"""
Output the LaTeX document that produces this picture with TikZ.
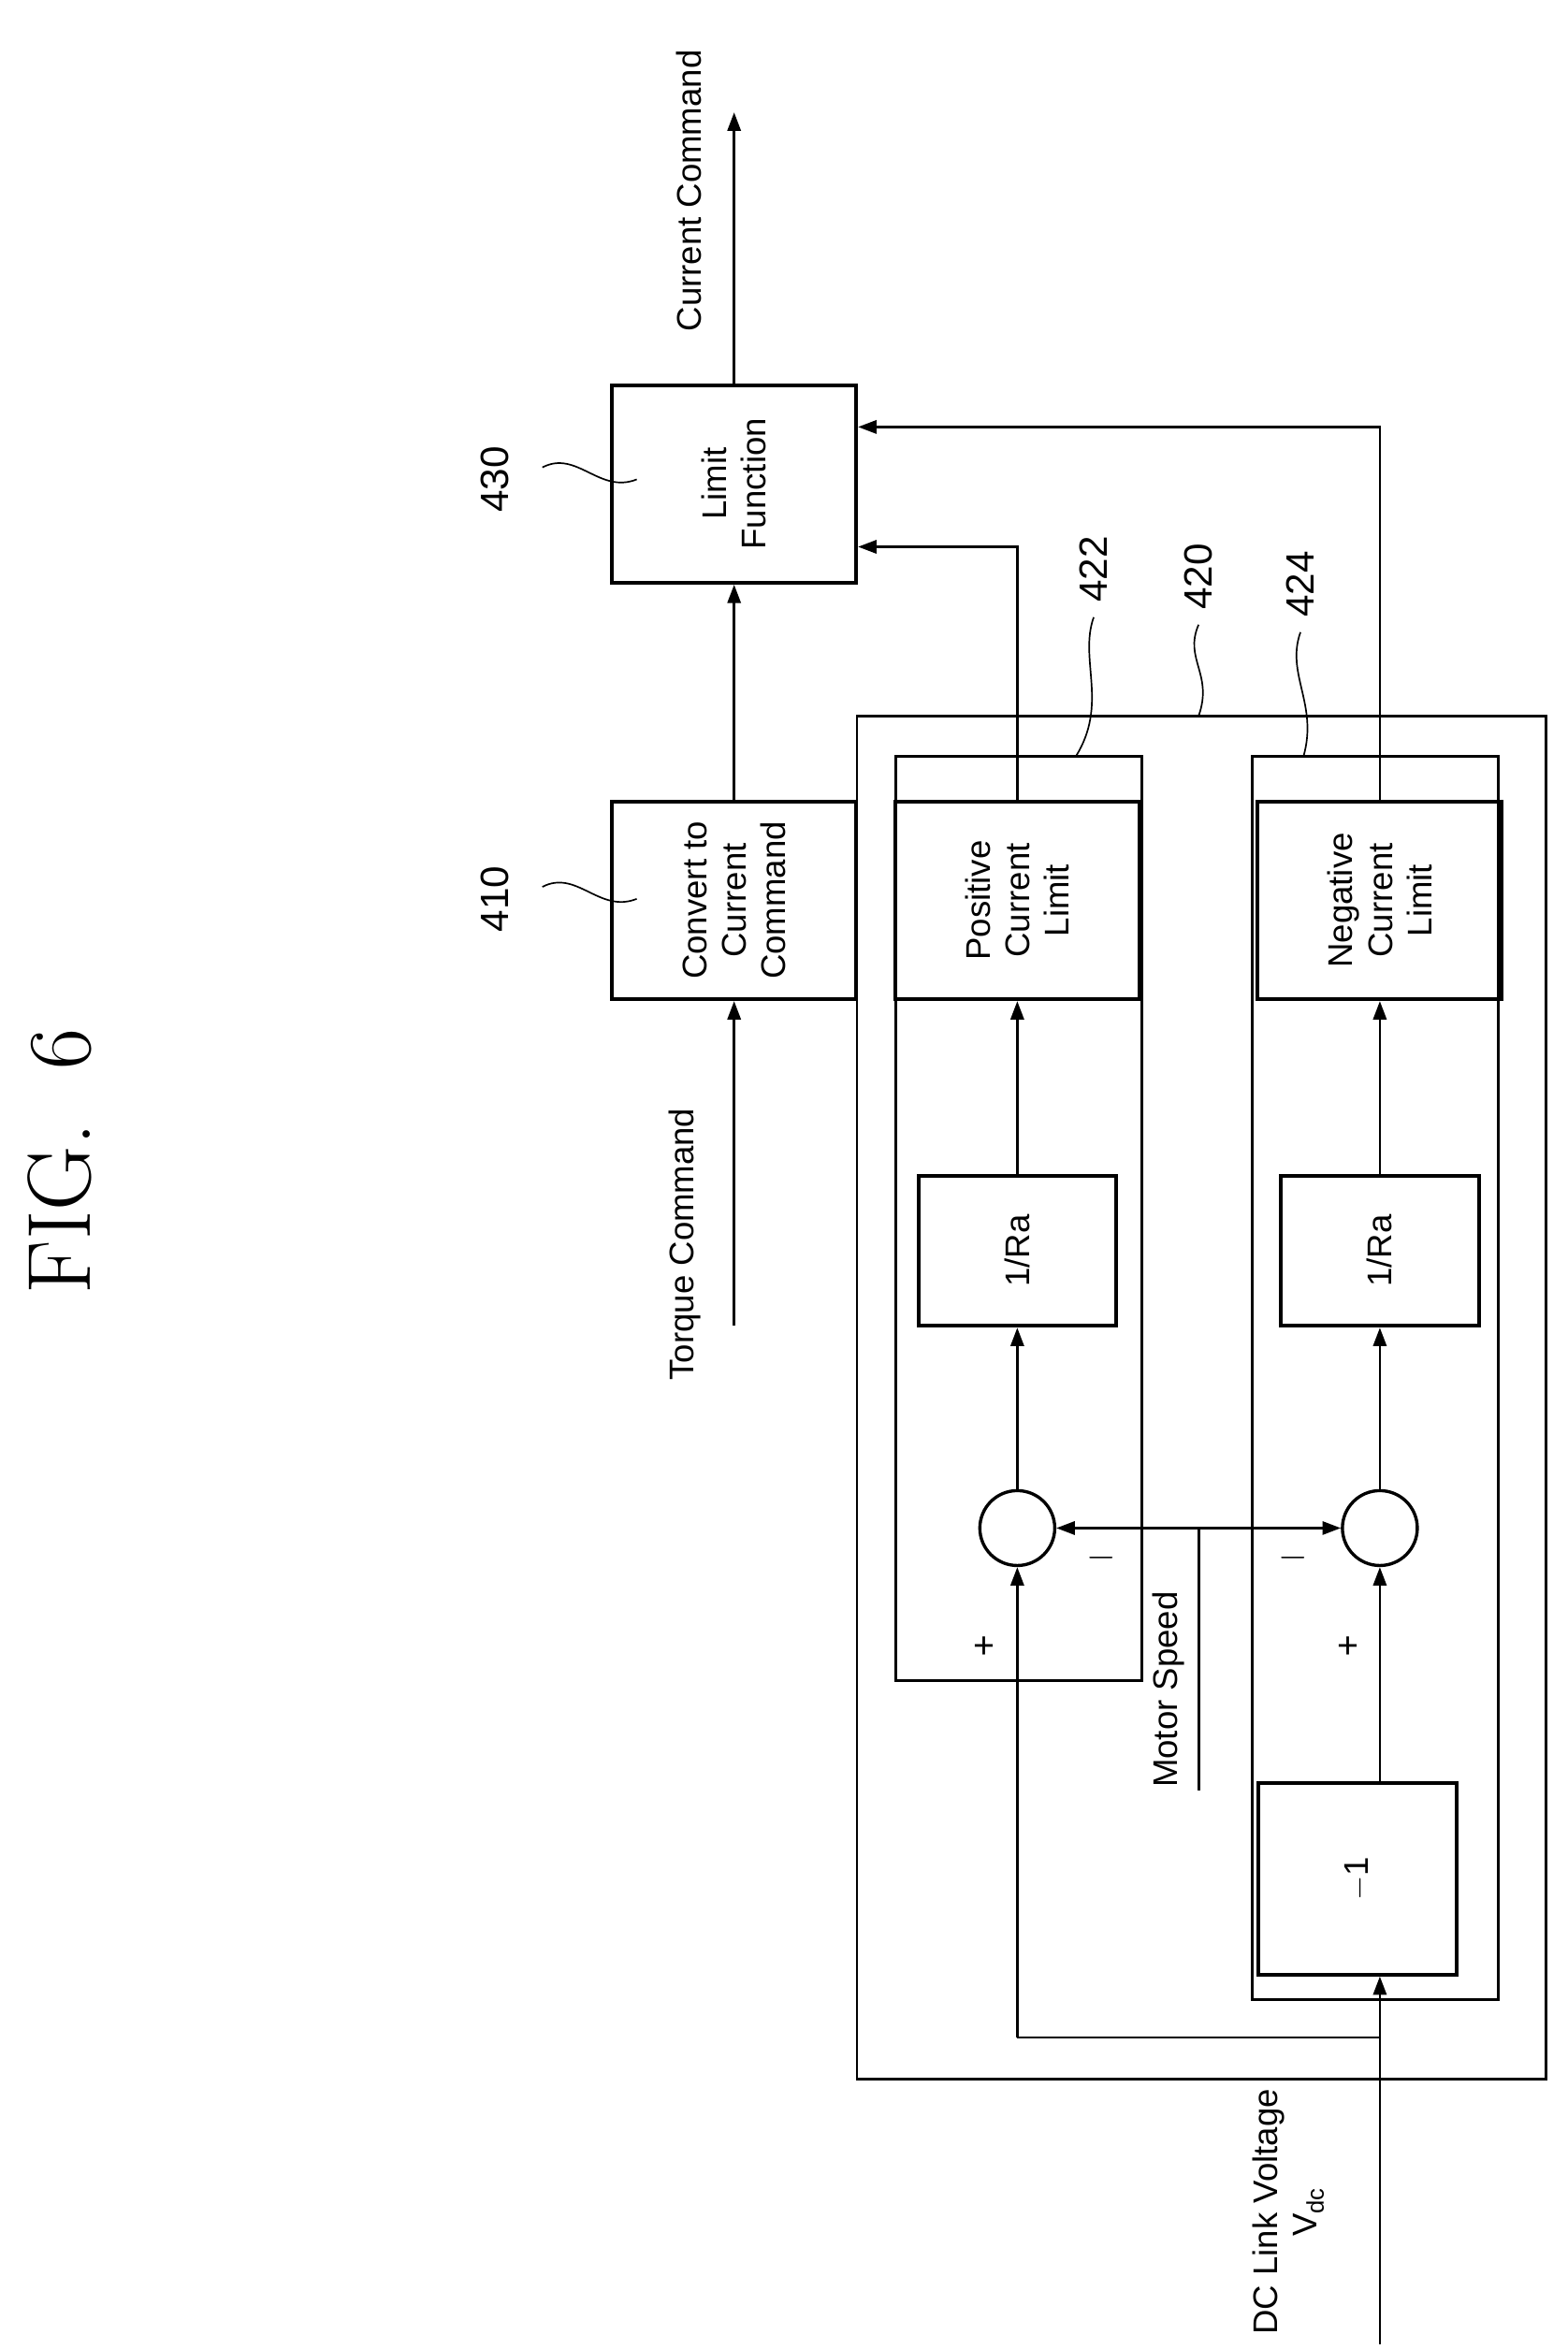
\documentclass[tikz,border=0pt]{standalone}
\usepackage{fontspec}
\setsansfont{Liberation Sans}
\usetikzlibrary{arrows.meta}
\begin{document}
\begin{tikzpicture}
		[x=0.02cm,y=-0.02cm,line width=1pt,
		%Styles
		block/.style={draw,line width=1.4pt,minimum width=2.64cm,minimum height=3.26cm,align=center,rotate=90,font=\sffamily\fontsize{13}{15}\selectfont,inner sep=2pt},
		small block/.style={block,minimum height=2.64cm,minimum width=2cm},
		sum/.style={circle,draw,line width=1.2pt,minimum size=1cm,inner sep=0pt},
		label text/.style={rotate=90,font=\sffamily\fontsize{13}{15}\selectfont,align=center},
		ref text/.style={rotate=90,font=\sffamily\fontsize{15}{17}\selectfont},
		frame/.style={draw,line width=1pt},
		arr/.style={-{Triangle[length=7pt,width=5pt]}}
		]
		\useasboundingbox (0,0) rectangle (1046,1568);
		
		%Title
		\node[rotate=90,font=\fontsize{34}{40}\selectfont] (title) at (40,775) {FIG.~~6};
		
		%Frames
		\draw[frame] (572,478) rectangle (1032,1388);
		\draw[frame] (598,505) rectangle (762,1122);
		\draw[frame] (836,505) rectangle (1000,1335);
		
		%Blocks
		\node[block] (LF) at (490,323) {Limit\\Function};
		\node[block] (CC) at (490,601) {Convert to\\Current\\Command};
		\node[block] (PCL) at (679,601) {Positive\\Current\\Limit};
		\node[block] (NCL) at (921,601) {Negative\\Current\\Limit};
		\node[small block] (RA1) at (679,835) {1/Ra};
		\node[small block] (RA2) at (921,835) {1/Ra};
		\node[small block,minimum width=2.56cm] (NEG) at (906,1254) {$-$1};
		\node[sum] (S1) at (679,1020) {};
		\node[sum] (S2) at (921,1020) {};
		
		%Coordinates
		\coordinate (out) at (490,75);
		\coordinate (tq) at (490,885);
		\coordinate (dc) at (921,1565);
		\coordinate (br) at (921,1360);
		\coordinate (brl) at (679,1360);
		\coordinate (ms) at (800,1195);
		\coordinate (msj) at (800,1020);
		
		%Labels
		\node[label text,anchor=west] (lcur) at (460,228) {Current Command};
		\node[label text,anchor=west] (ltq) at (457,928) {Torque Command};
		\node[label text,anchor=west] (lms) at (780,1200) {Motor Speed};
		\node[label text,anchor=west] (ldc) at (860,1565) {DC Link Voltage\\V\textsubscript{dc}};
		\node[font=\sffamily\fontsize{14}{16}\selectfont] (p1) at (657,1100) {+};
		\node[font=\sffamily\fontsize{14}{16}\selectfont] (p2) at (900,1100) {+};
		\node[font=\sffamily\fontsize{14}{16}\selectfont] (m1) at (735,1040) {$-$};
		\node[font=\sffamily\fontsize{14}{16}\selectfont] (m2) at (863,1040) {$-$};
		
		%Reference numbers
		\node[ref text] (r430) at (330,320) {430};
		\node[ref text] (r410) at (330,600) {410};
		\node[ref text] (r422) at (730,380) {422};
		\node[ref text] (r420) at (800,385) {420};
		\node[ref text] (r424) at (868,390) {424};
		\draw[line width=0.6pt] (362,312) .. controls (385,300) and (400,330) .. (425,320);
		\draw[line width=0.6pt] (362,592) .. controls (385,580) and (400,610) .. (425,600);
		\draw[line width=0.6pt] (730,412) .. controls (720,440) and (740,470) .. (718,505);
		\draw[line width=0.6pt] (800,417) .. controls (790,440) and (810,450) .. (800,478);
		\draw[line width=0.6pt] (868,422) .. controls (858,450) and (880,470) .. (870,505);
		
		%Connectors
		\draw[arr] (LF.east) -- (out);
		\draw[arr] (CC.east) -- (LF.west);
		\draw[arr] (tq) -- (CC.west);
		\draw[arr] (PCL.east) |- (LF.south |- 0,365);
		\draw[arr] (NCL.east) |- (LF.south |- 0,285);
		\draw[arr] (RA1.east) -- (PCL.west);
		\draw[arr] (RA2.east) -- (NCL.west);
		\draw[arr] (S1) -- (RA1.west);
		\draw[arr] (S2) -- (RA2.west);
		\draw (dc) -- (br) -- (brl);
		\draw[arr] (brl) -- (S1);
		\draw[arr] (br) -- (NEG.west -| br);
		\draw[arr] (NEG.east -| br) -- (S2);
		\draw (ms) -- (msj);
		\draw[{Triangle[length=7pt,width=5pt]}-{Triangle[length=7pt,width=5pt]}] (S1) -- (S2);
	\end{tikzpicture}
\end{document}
"""
"""
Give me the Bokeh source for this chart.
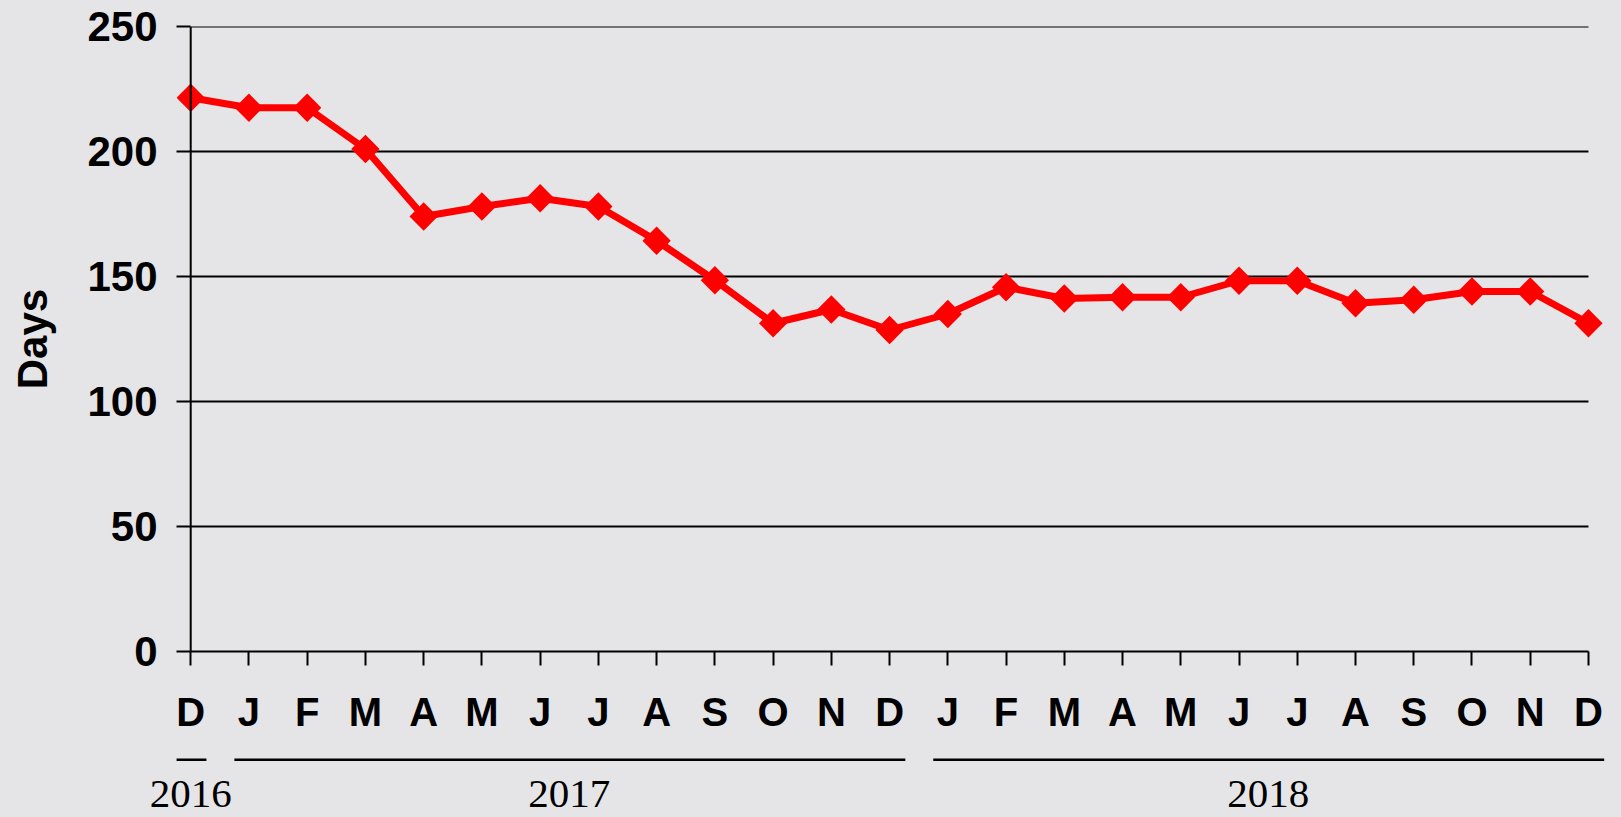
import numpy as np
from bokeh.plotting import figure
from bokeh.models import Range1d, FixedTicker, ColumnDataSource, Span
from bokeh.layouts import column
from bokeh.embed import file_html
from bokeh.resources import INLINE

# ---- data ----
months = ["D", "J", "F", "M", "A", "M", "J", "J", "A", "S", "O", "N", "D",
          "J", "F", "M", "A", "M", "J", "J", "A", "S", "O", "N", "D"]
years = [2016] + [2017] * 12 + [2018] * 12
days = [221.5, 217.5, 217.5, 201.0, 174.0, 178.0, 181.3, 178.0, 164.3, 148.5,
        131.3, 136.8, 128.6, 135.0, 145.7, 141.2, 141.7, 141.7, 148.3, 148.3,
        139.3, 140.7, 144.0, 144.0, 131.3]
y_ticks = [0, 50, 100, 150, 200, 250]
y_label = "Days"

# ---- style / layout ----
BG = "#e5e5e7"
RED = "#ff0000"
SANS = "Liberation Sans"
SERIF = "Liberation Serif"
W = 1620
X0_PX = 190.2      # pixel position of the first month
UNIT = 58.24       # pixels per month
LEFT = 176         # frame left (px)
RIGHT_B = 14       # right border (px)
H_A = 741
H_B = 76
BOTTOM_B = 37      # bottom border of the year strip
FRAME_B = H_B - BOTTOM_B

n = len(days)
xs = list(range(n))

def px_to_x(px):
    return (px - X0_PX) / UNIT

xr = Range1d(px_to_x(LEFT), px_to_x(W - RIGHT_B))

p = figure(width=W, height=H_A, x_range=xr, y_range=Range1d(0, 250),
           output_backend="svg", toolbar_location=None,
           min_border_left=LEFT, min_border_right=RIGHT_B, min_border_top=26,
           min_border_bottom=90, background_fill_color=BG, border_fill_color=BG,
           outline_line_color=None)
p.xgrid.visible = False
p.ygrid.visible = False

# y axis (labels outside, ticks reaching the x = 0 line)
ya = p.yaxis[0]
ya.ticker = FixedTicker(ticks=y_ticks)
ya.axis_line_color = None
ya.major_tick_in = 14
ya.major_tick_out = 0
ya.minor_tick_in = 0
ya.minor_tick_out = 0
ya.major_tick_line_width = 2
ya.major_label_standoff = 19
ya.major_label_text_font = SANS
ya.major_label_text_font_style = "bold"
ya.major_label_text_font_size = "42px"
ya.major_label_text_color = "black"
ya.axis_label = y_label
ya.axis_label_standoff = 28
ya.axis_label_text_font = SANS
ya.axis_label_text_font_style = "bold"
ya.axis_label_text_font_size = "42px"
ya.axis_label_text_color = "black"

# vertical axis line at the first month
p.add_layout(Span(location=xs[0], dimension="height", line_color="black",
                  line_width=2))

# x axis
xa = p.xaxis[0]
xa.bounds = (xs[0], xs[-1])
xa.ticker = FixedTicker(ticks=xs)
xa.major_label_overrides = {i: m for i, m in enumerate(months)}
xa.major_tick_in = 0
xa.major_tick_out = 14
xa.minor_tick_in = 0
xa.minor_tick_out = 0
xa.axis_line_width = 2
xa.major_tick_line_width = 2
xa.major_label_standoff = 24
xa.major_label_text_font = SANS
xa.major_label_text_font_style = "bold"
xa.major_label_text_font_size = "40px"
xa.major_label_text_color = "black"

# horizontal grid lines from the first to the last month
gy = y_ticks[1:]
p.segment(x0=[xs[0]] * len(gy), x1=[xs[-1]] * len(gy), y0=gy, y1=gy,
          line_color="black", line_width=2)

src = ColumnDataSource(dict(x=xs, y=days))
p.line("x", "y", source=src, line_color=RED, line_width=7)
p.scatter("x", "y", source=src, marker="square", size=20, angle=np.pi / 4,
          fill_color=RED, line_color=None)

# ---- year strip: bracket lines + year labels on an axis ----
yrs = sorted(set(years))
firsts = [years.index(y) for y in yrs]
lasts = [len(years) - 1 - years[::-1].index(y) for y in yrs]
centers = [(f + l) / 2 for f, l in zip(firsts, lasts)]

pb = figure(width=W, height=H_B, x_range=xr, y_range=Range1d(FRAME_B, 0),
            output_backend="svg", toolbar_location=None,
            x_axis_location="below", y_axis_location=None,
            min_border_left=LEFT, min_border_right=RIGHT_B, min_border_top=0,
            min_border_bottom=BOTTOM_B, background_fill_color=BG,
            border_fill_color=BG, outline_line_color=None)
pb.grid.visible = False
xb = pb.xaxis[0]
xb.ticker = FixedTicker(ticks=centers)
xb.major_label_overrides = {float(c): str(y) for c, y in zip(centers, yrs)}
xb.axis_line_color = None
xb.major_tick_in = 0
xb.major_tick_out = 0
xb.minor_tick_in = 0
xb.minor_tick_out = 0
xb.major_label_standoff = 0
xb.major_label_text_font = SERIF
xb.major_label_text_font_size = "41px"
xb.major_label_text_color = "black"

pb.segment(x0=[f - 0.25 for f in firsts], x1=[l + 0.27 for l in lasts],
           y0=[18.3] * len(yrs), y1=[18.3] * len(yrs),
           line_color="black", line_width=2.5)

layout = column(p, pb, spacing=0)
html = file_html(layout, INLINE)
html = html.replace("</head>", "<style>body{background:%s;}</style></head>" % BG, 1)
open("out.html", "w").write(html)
"""
> _SET EXERCISE_: With the pictures removed from your copy, retype the lines above from the one that contains "Give me the Bokeh source for this chart." through the one that contains "from bokeh.resources import INLINE", exactly.

> _OUTPUT_:
Give me the Bokeh source for this chart.
import numpy as np
from bokeh.plotting import figure
from bokeh.models import Range1d, FixedTicker, ColumnDataSource, Span
from bokeh.layouts import column
from bokeh.embed import file_html
from bokeh.resources import INLINE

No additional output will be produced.